Burst pipe dampens plan for reopening library branch
A burst pipe in an upstairs bathroom left upwards of four inches of water in the library’s basement. (Paul Sievers/The Western News)
Lincoln County Library Director Alyssa Ramirez looks over a few books as they dry in the basement of Libby’s library Tuesday morning. (Paul Sievers/The Western News)
Lincoln County Library Director Alyssa Ramirez (Paul Sievers/The Western News)
A roadmap to reopen the county’s libraries got soaked — in Libby, at least — early this week.
Director Alyssa Ramirez optimistically told the Lincoln County Board of Commissioners on May 13 that she expected to open the three library branches in a limited capacity this week. The county’s libraries closed in March as the COVID-19 pandemic worsened throughout the country.
But staff members arriving at the Libby Branch on May 18 discovered that a pipe burst over the weekend. Nearly four inches of water had collected in the building’s newly renovated basement.
While Ramirez did not immediately respond to a request for more information, library staff kept the community abreast of the situation via the agency’s social media platforms. Plans to allow patrons to reenter the building, in any capacity, were pushed off at least a week.
The extra time will give staff members an opportunity to dry out materials and prevent mold from spreading through the branch’s collections, officials wrote on Facebook.
While they are still assessing the damage, the flooding came with an immediate cost.
“While we are doing our best to preserve our collection we were not able to save everything,” staff members post online May 20. “A portion of our nonfiction, Montana collection and archives were destroyed.”
Prior to the catastrophe, library officials were looking forward to welcoming back patrons in small groups. Librarians had switched to curbside pickup of materials earlier this month. Residents can now make an appointment to enter the Eureka and Troy branches.
The appointment system allows librarians to limit the number of patrons in the building to 10 at a time.

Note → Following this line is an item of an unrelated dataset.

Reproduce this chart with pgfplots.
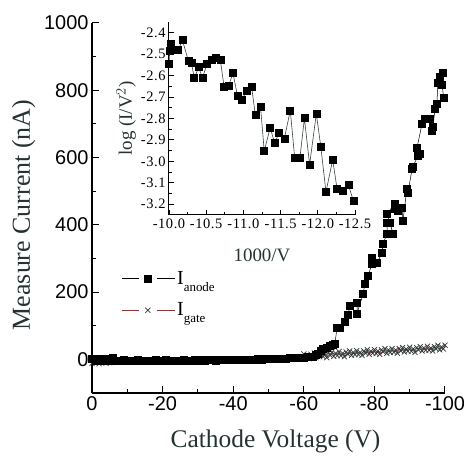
\documentclass[border=0pt]{standalone}
\usepackage{fontspec}
\setmainfont{Liberation Serif}
\setsansfont{Liberation Sans}
\newfontfamily\insetfont[LetterSpace=4]{Liberation Serif}
\usepackage{pgfplots}
\pgfplotsset{compat=1.18}
\definecolor{labelgray}{RGB}{38,50,50}
\definecolor{linegray}{RGB}{55,66,66}
\definecolor{gatered}{RGB}{140,55,55}
\definecolor{gatemark}{RGB}{50,58,58}

\begin{document}
\begin{tikzpicture}
\useasboundingbox (-92bp,-67bp) rectangle (377bp,393bp);
\begin{axis}[scale only axis, width=353bp, height=370bp,
  xmin=-100, xmax=0, x dir=reverse, ymin=-100, ymax=1000,
  axis x line*=bottom, axis y line*=left,
  axis line style={line width=1.1bp},
  tick align=inside, major tick length=7bp, minor tick length=4bp,
  every tick/.style={line width=1bp, black},
  xtick={0,-20,-40,-60,-80,-100}, minor x tick num=1,
  ytick={0,200,400,600,800,1000}, minor y tick num=1,
  tick label style={font=\fontsize{20}{20}\selectfont\sffamily},
  /pgf/number format/assume math mode=true,
  /pgf/number format/1000 sep={},
  xlabel={Cathode Voltage (V)}, ylabel={Measure Current (nA)},
  label style={color=labelgray},
  xlabel style={font=\fontsize{25.5}{26}\selectfont, yshift=-12bp, xshift=7bp},
  ylabel style={font=\fontsize{26}{26}\selectfont, yshift=2bp, xshift=-7bp},
  reverse legend,
  legend style={at={(axis description cs:0.075,0.34)}, anchor=north west, draw=none, fill=none,
    font=\fontsize{20}{20}\selectfont, row sep=13bp, cells={anchor=west}},
  legend image code/.code={%
    \draw[#1,mark=none] (0bp,0bp) -- (17bp,0bp);
    \draw[#1,mark=none] (35bp,0bp) -- (53bp,0bp);
    \draw[#1] plot coordinates {(26bp,0bp)};},
]
% gate current
\addplot[gatered, line width=0.5bp, mark=x, mark size=3.6bp, mark options={gatemark, line width=0.7bp}] coordinates {
(0,-12) (-1,-10) (-2,-13) (-3,-9) (-4,-11) (-5,-10) (-6,-8) (-7,-9) (-8,-7) (-9,-6)
(-10,-6) (-12,-5) (-14,-6) (-16,-5) (-18,-5) (-20,-4) (-22,-5) (-24,-4) (-26,-4) (-28,-4)
(-30,-3) (-32,-4) (-34,-3) (-36,-3) (-38,-2) (-40,-2) (-42,-2) (-44,-1) (-46,0) (-48,0)
(-50,1) (-52,2) (-54,2) (-56,3) (-58,5) (-59,6)
(-60,16) (-60.5,4) (-61,12) (-61.5,2) (-62,15) (-62.5,9) (-63,19) (-63.5,5) (-64,15) (-64.5,8)
(-65,19) (-65.5,8) (-66,15) (-66.5,5) (-67,19) (-67.5,12) (-68,22) (-68.5,9) (-69,18) (-69.5,11)
(-70,23) (-70.5,11) (-71,18) (-71.5,8) (-72,22) (-72.5,15) (-73,25) (-73.5,12) (-74,21) (-74.5,14)
(-75,26) (-75.5,14) (-76,21) (-76.5,12) (-77,25) (-77.5,18) (-78,29) (-78.5,15) (-79,24) (-79.5,18)
(-80,29) (-80.5,17) (-81,25) (-81.5,15) (-82,28) (-82.5,22) (-83,32) (-83.5,18) (-84,28) (-84.5,21)
(-85,32) (-85.5,21) (-86,28) (-86.5,18) (-87,32) (-87.5,25) (-88,35) (-88.5,22) (-89,31) (-89.5,24)
(-90,36) (-90.5,24) (-91,31) (-91.5,21) (-92,35) (-92.5,28) (-93,38) (-93.5,25) (-94,34) (-94.5,27)
(-95,39) (-95.5,27) (-96,34) (-96.5,25) (-97,38) (-97.5,31) (-98,42) (-98.5,28) (-99,37) (-99.5,31)
(-100,42)
};
\addlegendentry{I\raisebox{-7bp}{\fontsize{13}{13}\selectfont gate}}
% anode current
\addplot[black, line width=0.5bp, mark=square*, mark size=3.5bp] coordinates {
(0,1) (-1,-4) (-2,3) (-3,-5) (-4,2) (-5,-3) (-6,4) (-7,-4) (-8,-3) (-9,-2)
(-10,-3) (-11,-4) (-12,-3) (-13,-2) (-14,-3) (-15,-3) (-16,-4) (-17,-3) (-18,-2) (-19,-3)
(-20,-3) (-21,-2) (-22,-3) (-23,-4) (-24,-3) (-25,-3) (-26,-2) (-27,-3) (-28,-3) (-29,-2)
(-30,-3) (-31,-2) (-32,-3) (-33,-2) (-34,-2) (-35,-3) (-36,-2) (-37,-2) (-38,-1) (-39,-2)
(-40,-2) (-41,-1) (-42,-1) (-43,-2) (-44,-1) (-45,0) (-46,0) (-47,1) (-48,0) (-49,1)
(-50,2) (-51,1) (-52,2) (-53,3) (-54,2) (-55,3) (-56,4) (-57,4) (-58,5) (-59,6)
(-60,6) (-61,7) (-62,8) (-62.6,9) (-63.3,14) (-64.0,18) (-64.7,25) (-65.4,33) (-66.4,36) (-67.4,39)
(-68.1,42) (-68.8,45) (-69.4,93) (-70.3,93) (-71.5,112) (-72.5,134) (-73.1,158) (-75.1,167) (-75.1,137) (-76.8,194)
(-77.3,224) (-78.2,248) (-79.3,284) (-79.3,301) (-80.7,287) (-82.2,316) (-82.4,343) (-83.6,373) (-83.6,406) (-84.4,406)
(-85.3,373) (-83.6,433) (-85.8,463) (-85.8,448) (-86.7,442) (-87.8,451) (-88.1,412) (-89.2,507) (-89.5,496) (-90.7,567)
(-90.9,573) (-92.4,606) (-92.9,612) (-92.1,630) (-93.5,701) (-94.3,716) (-95.8,716) (-96.3,681) (-96.6,693) (-97.2,746)
(-97.7,761) (-98.0,821) (-98.6,839) (-99.4,851) (-99.2,815) (-99.6,779)
};
\addlegendentry{I\raisebox{-7bp}{\fontsize{13}{13}\selectfont anode}}
\end{axis}

\begin{axis}[at={(77bp,178bp)}, anchor=south west, scale only axis, width=186bp, height=193bp,
  xmin=-12.5, xmax=-10, x dir=reverse, ymin=-3.25, ymax=-2.35,
  axis x line*=bottom, axis y line*=left,
  axis line style={line width=1bp},
  tick align=inside, major tick length=5bp, minor tick length=3bp,
  every tick/.style={line width=0.9bp, black},
  xtick={-10,-10.5,-11,-11.5,-12,-12.5}, minor x tick num=1,
  ytick={-3.2,-3.1,-3.0,-2.9,-2.8,-2.7,-2.6,-2.5,-2.4}, minor y tick num=1,
  tick label style={font=\fontsize{14.5}{15}\insetfont},
  /pgf/number format/assume math mode=true,
  /pgf/number format/.cd, fixed, fixed zerofill, precision=1, /pgfplots/.cd,
  xlabel={1000/V}, ylabel={log (I/V$^2$)},
  label style={font=\fontsize{19}{19}\selectfont, color=labelgray},
  xlabel style={yshift=-14bp}, ylabel style={yshift=-2bp},
]
\addplot[linegray, line width=0.6bp, mark=square*, mark size=3.5bp, mark options={black}] coordinates {
(-10.00,-2.546) (-10.01,-2.484) (-10.03,-2.453) (-10.125,-2.480) (-10.18,-2.434) (-10.26,-2.530)
(-10.30,-2.538) (-10.34,-2.612) (-10.40,-2.561) (-10.45,-2.611) (-10.51,-2.546) (-10.57,-2.527)
(-10.63,-2.518) (-10.69,-2.527) (-10.74,-2.651) (-10.80,-2.648) (-10.86,-2.589) (-10.92,-2.693)
(-10.98,-2.713) (-11.04,-2.673) (-11.11,-2.651) (-11.16,-2.783) (-11.23,-2.744) (-11.28,-2.952)
(-11.36,-2.843) (-11.42,-2.915) (-11.48,-2.867) (-11.55,-2.894) (-11.63,-2.763) (-11.69,-2.985)
(-11.76,-2.983) (-11.82,-2.799) (-11.89,-3.015) (-11.98,-2.778) (-12.04,-2.930) (-12.11,-3.143)
(-12.20,-2.992) (-12.26,-3.130) (-12.33,-3.138) (-12.41,-3.108) (-12.48,-3.186)
};
\end{axis}
\end{tikzpicture}
\end{document}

The county’s library branches were among the initial institutions to restrict entry in the face of the COVID-19 pandemic. That owed to the infectiousness of the coronavirus and the way patrons typically used library space, Ramirez told county commissioners on May 13.
Computer services at all branches will be temporarily suspended, according to an informational flyer released by the public library system. Public programming likewise is a no-go in what officials are describing as “phase two” of the library opening plan.
The phases employed by the Lincoln County Library are unrelated to Gov. Steve Bullock’s phased reopening of the state, Ramirez said. They are instead following recommendations from the Montana State Library, she said.
At the May 13 meeting, County Commissioner Jerry Bennett said he did not anticipate a mad rush to get into any of the libraries. Residents likely will remain wary at first, he predicted.
“I’ve been to Troy several times and [the branch] could stand to go to appointments,” he said last week. “Even if you look at restaurants, it’s pretty slow as people are coming back into mainstream life. You’re not going to be overrun.”
Still, gloves or a thorough hand sanitizing will be required before entry. High traffic areas will undergo frequent cleaning. Holds will be made available for immediate pickup by library cardholders.
And the library will set aside the 10 a.m. hour each day for high-risk patrons.
A third phase is expected to begin in early June, Ramirez told commissioners. Patrons will no longer need to make appointments to enter the building, but lingering will not be encouraged, she said.
Additional programs will remain on hiatus until the library system hits the fourth phase, which was described as a return to normalcy.
“We’ve been very aware of what’s going on around the state and what’s been going on around the country, and it’s just because we are a building that anyone can come into,” Ramirez said of the stringent entry rules.
“It is one of the places more likely to have an outbreak,” she told commissioners. “The worst thing we would want is to have an outbreak and this is kind of a high risk place for that.”